Esta perspectiva diferencia y aleja en gran medida a Guerin de los cánones impuestos en el seno de la industria cinematográfica actual. Lo sabe y lo asume con naturalidad, hasta tal punto que considera no es mucho tiempo los casi tres años que han pasado desde su último largometraje estrenado, La academia de las musas. «Yo tengo un tiempo más artesanal. Es un tiempo distinto al industrial. Mis películas suelen ser bastante solitarias. Me tomo un tiempo para investigar en el guion. Es un tiempo que me permite gozar, más allá de la fabricación de la película. Lo llevo muy bien, porque hago lo que de verdad me gusta. Entiendo el cine más como una vivencia que como una profesión. El cine me ayuda a conocer y a vivir más intensamente las cosas. Es lo que me ha sucedido en Lanzarote», reconoce entre risas al otro lado del hilo telefónico.
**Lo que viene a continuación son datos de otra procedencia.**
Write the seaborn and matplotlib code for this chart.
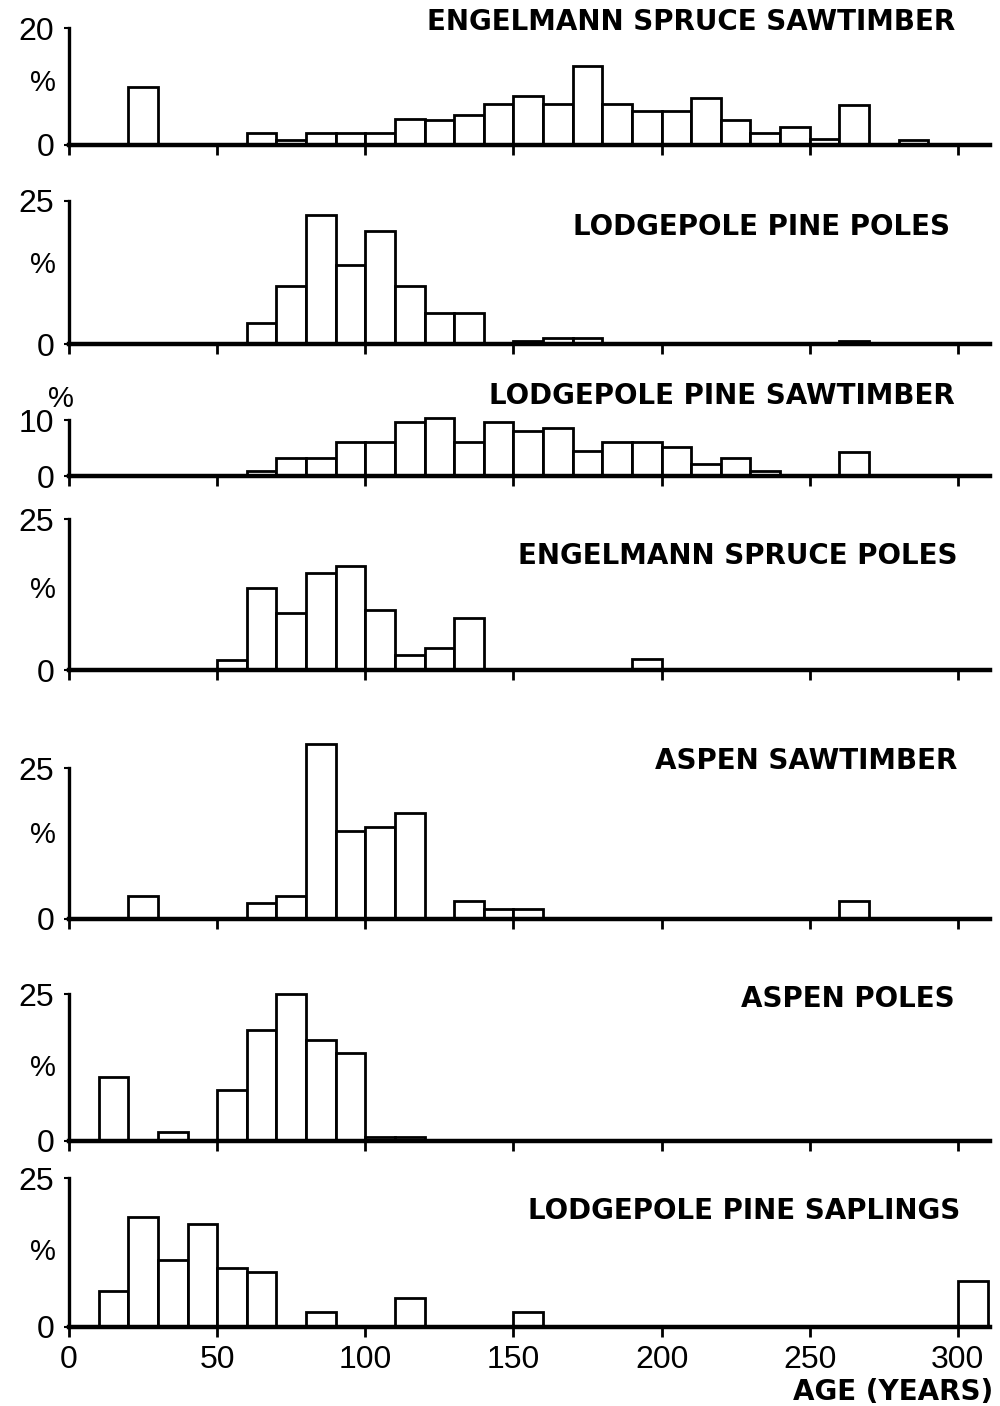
import numpy as np
import pandas as pd
import matplotlib
matplotlib.use("Agg")
import matplotlib.pyplot as plt
import seaborn as sns

# ---- data: percent of stems by 10-year age class (bin start ages) ----
es_saw_age = [20, 60, 70, 80, 90, 100, 110, 120, 130, 140, 150, 160, 170, 180,
              190, 200, 210, 220, 230, 240, 250, 260, 280]
es_saw_pct = [9.9, 2.1, 0.9, 2.0, 2.0, 2.0, 4.5, 4.3, 5.1, 7.0, 8.3, 7.0, 13.5, 7.0,
              5.8, 5.8, 8.1, 4.3, 2.1, 3.0, 1.1, 6.8, 0.8]

lp_poles_age = [60, 70, 80, 90, 100, 110, 120, 130, 150, 160, 170, 260]
lp_poles_pct = [3.6, 10.1, 22.6, 13.8, 19.8, 10.1, 5.5, 5.5, 0.5, 1.0, 1.0, 0.6]

lp_saw_age = [60, 70, 80, 90, 100, 110, 120, 130, 140, 150, 160, 170, 180, 190,
              200, 210, 220, 230, 260]
lp_saw_pct = [0.9, 3.2, 3.3, 6.1, 6.1, 9.7, 10.3, 6.1, 9.7, 8.1, 8.5, 4.5, 6.1, 6.1,
              5.1, 2.1, 3.3, 0.9, 4.3]

es_poles_age = [50, 60, 70, 80, 90, 100, 110, 120, 130, 190]
es_poles_pct = [1.7, 13.5, 9.4, 16.1, 17.2, 10.0, 2.5, 3.7, 8.6, 1.8]

asp_saw_age = [20, 60, 70, 80, 90, 100, 110, 130, 140, 150, 260]
asp_saw_pct = [3.8, 2.7, 3.8, 28.9, 14.5, 15.3, 17.5, 2.9, 1.6, 1.6, 2.9]

asp_poles_age = [10, 30, 50, 60, 70, 80, 90, 100, 110]
asp_poles_pct = [10.8, 1.6, 8.6, 18.9, 25.0, 17.1, 15.0, 0.6, 0.6]

lp_sap_age = [10, 20, 30, 40, 50, 60, 80, 110, 150, 300]
lp_sap_pct = [6.0, 18.4, 11.2, 17.3, 9.9, 9.2, 2.6, 4.9, 2.6, 7.8]

titles = ["ENGELMANN SPRUCE SAWTIMBER", "LODGEPOLE PINE POLES",
          "LODGEPOLE PINE SAWTIMBER", "ENGELMANN SPRUCE POLES",
          "ASPEN SAWTIMBER", "ASPEN POLES", "LODGEPOLE PINE SAPLINGS"]
ages = [es_saw_age, lp_poles_age, lp_saw_age, es_poles_age,
        asp_saw_age, asp_poles_age, lp_sap_age]
pcts = [es_saw_pct, lp_poles_pct, lp_saw_pct, es_poles_pct,
        asp_saw_pct, asp_poles_pct, lp_sap_pct]
y_top_ticks = [20, 25, 10, 25, 25, 25, 25]

x_ticks = [0, 50, 100, 150, 200, 250, 300]
x_label = "AGE (YEARS)"

# ---- layout (pixels on a 1000 x 1406 canvas) ----
W, H = 1000, 1406
x0_px, px_per_year = 69, 2.963
x_max = 311
# baseline, pixel of top tick, "%" position, title right edge / centre
baseline_px = [145, 344, 476, 670, 919, 1141, 1327]
toptick_px = [28, 201, 420, 519, 768, 994, 1178]
pct_pos = [(43, 83), (43, 265), (61, 399), (43, 590), (43, 835), (43, 1068), (43, 1252)]
title_pos = [(955, 22), (950, 227), (955, 396), (958, 556), (957, 761), (955, 999), (960, 1211)]

sns.set_style("ticks")
plt.rcParams["font.family"] = ["Liberation Sans", "DejaVu Sans"]
for key in ("text.color", "axes.edgecolor", "axes.labelcolor",
            "xtick.color", "ytick.color"):
    plt.rcParams[key] = "black"

fig = plt.figure(figsize=(W / 100, H / 100), dpi=100)

num_font = dict(family=["Liberation Sans", "DejaVu Sans"], size=23)
title_font = dict(family=["DejaVu Sans"], size=20, weight="bold")

for i in range(7):
    scale = (baseline_px[i] - toptick_px[i]) / y_top_ticks[i]
    y_hi = max(y_top_ticks[i], max(pcts[i])) * 1.04
    left = x0_px / W
    width = x_max * px_per_year / W
    bottom = 1 - baseline_px[i] / H
    height = y_hi * scale / H
    ax = fig.add_axes([left, bottom, width, height])

    df = pd.DataFrame({"age": [a + 5 for a in ages[i]], "pct": pcts[i]})
    sns.histplot(data=df, x="age", weights="pct", binwidth=10, binrange=(0, 310),
                 ax=ax, stat="count", color="white", edgecolor="black",
                 linewidth=2.0, alpha=1.0, shrink=1.0)

    ax.set_xlim(0, x_max)
    ax.set_ylim(0, y_hi)
    ax.set_xlabel("")
    ax.set_ylabel("")
    for s in ("top", "right"):
        ax.spines[s].set_visible(False)
    ax.spines["bottom"].set_linewidth(3.2)
    ax.spines["left"].set_linewidth(2.4)
    ax.spines["left"].set_bounds(0, y_top_ticks[i])

    ax.set_xticks(x_ticks)
    ax.tick_params(axis="x", direction="out", length=7, width=2.0, pad=6)
    ax.set_yticks([0, y_top_ticks[i]])
    ax.set_yticklabels(["0", str(y_top_ticks[i])], **num_font)
    ax.tick_params(axis="y", direction="out", length=3.5, width=1.5, pad=7)
    if i < 6:
        ax.set_xticklabels([])
    else:
        ax.set_xticklabels([str(t) for t in x_ticks], **num_font)

    px, py = pct_pos[i]
    fig.text(px / W, 1 - py / H, "%", ha="center", va="center",
             family=["Liberation Sans", "DejaVu Sans"], size=21)
    tx, ty = title_pos[i]
    fig.text(tx / W, 1 - ty / H, titles[i], ha="right", va="center", **title_font)

fig.text(993 / W, 1 - 1392 / H, x_label, ha="right", va="center", **title_font)

fig.savefig("out.png", dpi=100, facecolor="white")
Reconoce que su espacio «simbólico» cuando habla y piensa sobre el cine se desarrolla en una sala. Pero esto no le impide ser consciente de la nueva realidad de la exhibición y las formas de consumo. «La realidad de la exhibición ha cambiado completamente. Es muy difícil acceder a las salas, fuera de las grandes ciudades. Una minoría tiene la suficiente entidad para lograr que un producto minoritario sea rentable. En las ciudades pequeñas eso no sucede, se quedan sin ese cine. Por suerte, existe un crecimiento de los festivales y está la labor de los centros y los museos para cubrir las carencias», aunque anhela los antiguos «cineclubs». «Los festivales ya no son solo un escaparate, también tienen que dar cuenta del nuevo cine. Echo en falta la tarea humilde de los cineclubs. El peligro que tienen los festivales es que se concentran muchos títulos en poco tiempo. Los cineclubs permitían a los cinéfilos un contacto continuado con ese cine más minoritario», recuerda.

Lo que no hace es «demonizar» las plataformas de internet, a pesar de su apego natural por las salas de proyección convencionales. «Se están gestando y naciendo espacios alternativos en las plataformas. Son más difíciles de transitar, pero se puede sobrevivir y abren nuevos espacios. Es la diferencia entre una autopista y los pequeños senderos. Las autopistas son más cómodas, pero los senderos más solitarios te descubren, poco a poco, hacia a dónde puedes ir. Yo estoy por los senderos», reconoce a modo de metáfora.

«Cuando hago una película, sé que solo una minoría la verá ahí. La mayoría lo hará en una pantalla del ordenador. Como creador necesito hacer abstracción, porque si al hacer un encuadre piensas cómo se verá en un ordenador... Está la oscuridad del claroscuro. Considero que en esas tonalidades está el hechizo del cine. En un ordenador es un desastre, porque en la pantalla se refleja la cara del espectador», reconoce mientras asume que también se ha perdido la liturgia social que implicaba acudir al cine.

«En España, el cine en los pueblos era como una misa laica. La gente se encontraba, se saludaba y compartía la experiencia de la película. Hoy el cine es un placer solitario. Se ve la película en un ordenador, casi con la misma actitud con la que se lee un libro en casa. Es una pena. El cine vivió casi una utopía en la primera mitad del siglo XX. Además de ser un gran arte, fue una industria de masas. Fue un arte popular. Con el cine moderno cambia todo y se bifurcan la industria y el arte», comenta.

Continúa con esta reflexión mediante una mirada histórica. «Antes, el cine estaba en el centro, ahora ocupa un lugar secundario. Es una paradoja que, cuando yo era joven y quería hacer cine, ni había libros de cine ni existían las escuelas de cine. Pero sí que habían cines en todos los pueblos. Ahora, hay muchos libros, escuelas de cine y muchos jóvenes quieren hacer cine, aunque apenas han visto cine. Es un momento de decadencia. Los propios cineastas somos un ejemplo. Cuando este arte vivía su mejor momento, los cineastas no teníamos que hablar en público. Las películas se vendían solas, ahora toda la promoción se basa en nosotros para intentar que el público vea la película».

Esta función le tocará asumirla ahora con De una isla y con su próximo largometraje, en cuyo guion ya trabaja y que espera tener finalizada en un año y medio, aproximadamente.